The Schüttgut estate on a mountain pasture in the Austrian town of Zell am See is more than six hundred years old. Ferdinand Porsche bought it in 1941 as a retreat for himself and his family, and because he wanted to maintain a connection with Austria long after putting down new roots in Stuttgart. His son Ferry, the founder of today’s company and the father of Wolfgang Porsche, had discovered the farmstead back in the 1930s while driving through the mountains. The area around the Großglockner, Austria’s highest peak, is an ideal place for test-drives and tours of discovery. As of 1943, Schüttgut became even more of a refuge for the entire family. Eleven children, including Wolfgang, enjoyed the idyllic location with its peaceful lake and imposing mountains far removed from the war.

 

 

Ferdinand Porsche was a brilliant designer and engineer. But his youngest grandson didn’t see much of him. Upon returning from a French prisoner-of-war camp, Ferdinand had health troubles, yet also a sense of restlessness. From Wolfgang’s perspective as a child, his grandfather was always driving off or just arriving from somewhere. But whenever Ferdinand was around, he was a kind and attentive man who would do things like take his grandson to the movies. Wolfgang would sit next to him and then delight in asking him afterward what he thought about the film, well aware that his grandpa had quietly dozed off.

In 1949 the small but high-caliber development team led by Wolfgang’s father, Ferdinand “Ferry” Porsche, returned to the German city of Stuttgart from wartime exile in the Austrian town of Gmünd in Carinthia.

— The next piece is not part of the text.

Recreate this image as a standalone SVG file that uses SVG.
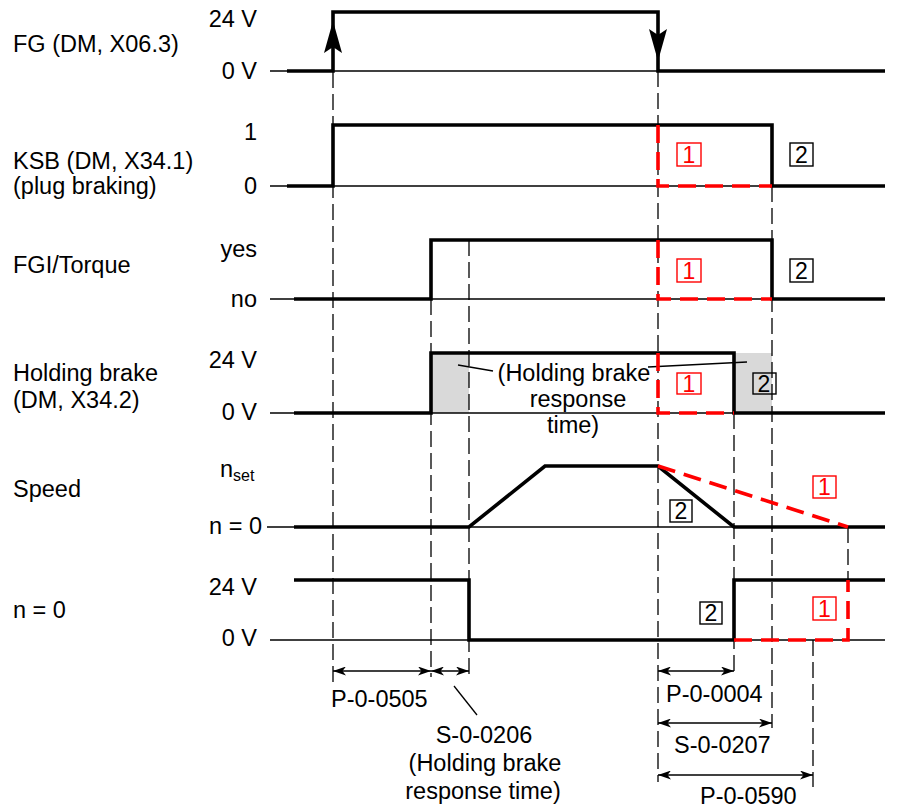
<svg xmlns="http://www.w3.org/2000/svg" width="899" height="808" viewBox="0 0 899 808">
<defs>
<style>
text{font-family:"Liberation Sans",Arial,sans-serif;font-size:23.5px;fill:#000}
.lvl{text-anchor:end}
.mid{text-anchor:middle}
.sig{fill:none;stroke:#000;stroke-width:3.6;stroke-linejoin:miter;stroke-linecap:butt}
.base{fill:none;stroke:#000;stroke-width:1.3}
.red{fill:none;stroke:#ff0000;stroke-width:3.6;stroke-dasharray:18 9}
.vd{fill:none;stroke:#000;stroke-width:1.3;stroke-dasharray:16 6}
.thin{fill:none;stroke:#000;stroke-width:1.3}
.dim{fill:none;stroke:#000;stroke-width:1.5;marker-start:url(#ah);marker-end:url(#ah)}
.grey{fill:#d9d9d9}
.bx{fill:none;stroke:#000;stroke-width:1.4}
.bxr{fill:none;stroke:#ff0000;stroke-width:1.4}
.bt{font-size:23px;text-anchor:middle}
.btr{font-size:23px;text-anchor:middle;fill:#ff0000}
</style>
<marker id="ah" viewBox="0 0 13 9" refX="13" refY="4.5" markerWidth="13" markerHeight="9" markerUnits="userSpaceOnUse" orient="auto-start-reverse">
<path d="M0,0 L13,4.5 L0,9 L3.5,4.5 Z" fill="#000"/>
</marker>
</defs>

<g id="grey-areas">
<rect class="grey" x="431" y="353" width="38" height="60"/>
<rect class="grey" x="734" y="353" width="38" height="60"/>
</g>

<g id="connectors">
<line class="vd" x1="333" y1="72" x2="333" y2="682"/>
<line class="vd" x1="431" y1="299" x2="431" y2="677"/>
<line class="vd" x1="469" y1="240" x2="469" y2="677"/>
<line class="vd" x1="658" y1="71" x2="658" y2="782"/>
<line class="vd" x1="734" y1="413" x2="734" y2="677"/>
<line class="vd" x1="772" y1="186" x2="772" y2="728"/>
<line class="vd" x1="848" y1="527" x2="848" y2="580"/>
<line class="vd" x1="813" y1="640" x2="813" y2="787"/>
<line class="thin" x1="458" y1="365" x2="493" y2="371"/>
<line class="thin" x1="648" y1="367" x2="747" y2="362"/>
<line class="thin" x1="454" y1="686" x2="477" y2="715"/>
<line class="dim" x1="333" y1="671" x2="431" y2="671"/>
<line class="dim" x1="431" y1="671" x2="469" y2="671"/>
<line class="dim" x1="658" y1="671" x2="734" y2="671"/>
<line class="dim" x1="658" y1="723" x2="772" y2="723"/>
<line class="dim" x1="658" y1="775" x2="813" y2="775"/>
</g>

<g id="signal-fg">
<text x="13" y="52">FG (DM, X06.3)</text>
<text class="lvl" x="257" y="27">24 V</text>
<text class="lvl" x="257" y="79">0 V</text>
<line class="base" x1="270" y1="71" x2="885" y2="71"/>
<polyline class="sig" points="287,71 333,71 333,12 658,12 658,71 885,71"/>
<path d="M333,21 L342,53 L333,47 L324,53 Z" fill="#000"/>
<path d="M658,61 L649,29 L658,35 L667,29 Z" fill="#000"/>
</g>

<g id="signal-ksb">
<text x="13" y="169">KSB (DM, X34.1)</text>
<text x="13" y="194">(plug braking)</text>
<text class="lvl" x="257" y="140">1</text>
<text class="lvl" x="257" y="194">0</text>
<line class="base" x1="270" y1="186" x2="885" y2="186"/>
<polyline class="sig" points="287,186 333,186 333,125 772,125 772,186 885,186"/>
<path class="red" d="M658,125 V186 H772"/>
<rect class="bxr" x="677" y="143" width="24" height="23"/>
<text class="btr" x="689" y="162.5">1</text>
<rect class="bx" x="790" y="143" width="23" height="23"/>
<text class="bt" x="801.5" y="162.5">2</text>
</g>

<g id="signal-fgi">
<text x="13" y="273">FGI/Torque</text>
<text class="lvl" x="257" y="257">yes</text>
<text class="lvl" x="257" y="307">no</text>
<line class="base" x1="270" y1="299" x2="885" y2="299"/>
<polyline class="sig" points="294,299 431,299 431,240 772,240 772,299 885,299"/>
<path class="red" d="M658,240 V299 H772"/>
<rect class="bxr" x="677" y="259" width="24" height="23"/>
<text class="btr" x="689" y="278.5">1</text>
<rect class="bx" x="790" y="259" width="23" height="23"/>
<text class="bt" x="801.5" y="278.5">2</text>
</g>

<g id="signal-holding-brake">
<text x="13" y="381">Holding brake</text>
<text x="13" y="408">(DM, X34.2)</text>
<text class="lvl" x="257" y="368">24 V</text>
<text class="lvl" x="257" y="420">0 V</text>
<line class="base" x1="270" y1="413" x2="885" y2="413"/>
<polyline class="sig" points="294,413 431,413 431,353 734,353 734,413 885,413"/>
<path class="red" d="M658,353 V413 H734"/>
<rect class="bxr" x="677" y="373" width="24" height="21"/>
<text class="btr" x="689" y="391.5">1</text>
<rect class="bx" x="753" y="373" width="23" height="21"/>
<text class="bt" x="764" y="391.5">2</text>
<text class="mid" x="574" y="381">(Holding brake</text>
<text class="mid" x="578" y="407">response</text>
<text class="mid" x="573" y="433">time)</text>
</g>

<g id="signal-speed">
<text x="13" y="497">Speed</text>
<text x="220" y="477">n<tspan font-size="16" dy="4">set</tspan></text>
<text class="lvl" x="262" y="534">n = 0</text>
<line class="base" x1="267" y1="527" x2="885" y2="527"/>
<polyline class="sig" points="294,527 469,527 545,466 658,466 734,527 885,527"/>
<path class="red" d="M658,466 L848,527"/>
<rect class="bxr" x="813" y="476" width="23" height="22"/>
<text class="btr" x="824.5" y="495">1</text>
<rect class="bx" x="670" y="500" width="22" height="22"/>
<text class="bt" x="681" y="519">2</text>
</g>

<g id="signal-n0">
<text x="13" y="618">n = 0</text>
<text class="lvl" x="257" y="595">24 V</text>
<text class="lvl" x="257" y="646">0 V</text>
<line class="base" x1="270" y1="640" x2="885" y2="640"/>
<polyline class="sig" points="294,580 469,580 469,640 734,640 734,580 885,580"/>
<path class="red" d="M734,640 H848 V580"/>
<rect class="bxr" x="813" y="597" width="23" height="23"/>
<text class="btr" x="824.5" y="616.5">1</text>
<rect class="bx" x="700" y="602" width="22" height="22"/>
<text class="bt" x="711" y="621">2</text>
</g>

<g id="dimension-labels">
<text x="331" y="707">P-0-0505</text>
<text class="mid" x="484" y="743">S-0-0206</text>
<text class="mid" x="485" y="771">(Holding brake</text>
<text class="mid" x="483" y="799">response time)</text>
<text x="666" y="702">P-0-0004</text>
<text x="674" y="753">S-0-0207</text>
<text x="700" y="804">P-0-0590</text>
</g>
</svg>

The throng of children slowly began to leave Schüttgut. The Porsches moved to Zuffenhausen and Feuerbach, and the Piëchs to Salzburg.

Even under the austere postwar conditions, Ferdinand Porsche’s seventy-fifth birthday celebration at Solitude Palace near Stuttgart in the fall of 1950 was quite an event. All of seven-year-old Wolfgang’s brothers and cousins were invited, but he himself was considered too young. To this day, Wolfgang Porsche remembers gazing longingly from the attic window of the Porsche villa on Feuerbacher Weg as the family set off for the festivities. Five months later, Ferdinand Porsche passed away.

Wolfgang Porsche attended the Odenwald School in the Ober-Hambach district of the Hessian town of Heppenheim, a leading boarding school for progressive education. In addition to receiving his Abitur (general qualification for university entrance), he completed an apprenticeship as a metalworker. The usual final requirement for a journeyman in the 1960s was to forge a set of fireplace tools and a grate, and candidates were expected to devote extraordinary effort to the project. Wolfgang Porsche hasn’t done much metalworking since then, but he does note that he has retained a practical bent. An element of primary importance throughout his life has been the sports car experience—on weekends and vacations, but also in his thoughts. There were lengthy discussions with his father, Ferry, and his brother Ferdinand Alexander about the successor to the 356, and evening test-drives on the nearby autobahn to Leonberg and through the Engelberg Tunnel. Starting in 1951, the Grand Prix on the Nürburgring was both a must and a joy for the family, as was the twenty-four-hour race in Le Mans. Customers of the young sports car brand made it a point to use the Porsche greeting—a brief flash of the lights. And Saint Christopher appeared on the steel dashboard of the 356.

Le Mans has been a magnet for the Porsche brand since 1951, and was for young Wolfgang from an early age as well. Trips to the Sarthe region of France were both an adventure and a matter of course. His first visit to Le Mans was captured particularly well: all the action at the pits, thirteen-year-old Wolfgang half-reclining on a wall with the casualness of youth, a stopwatch in his hand, his father at his side, and Porsche factory manager Hans Klauser in front.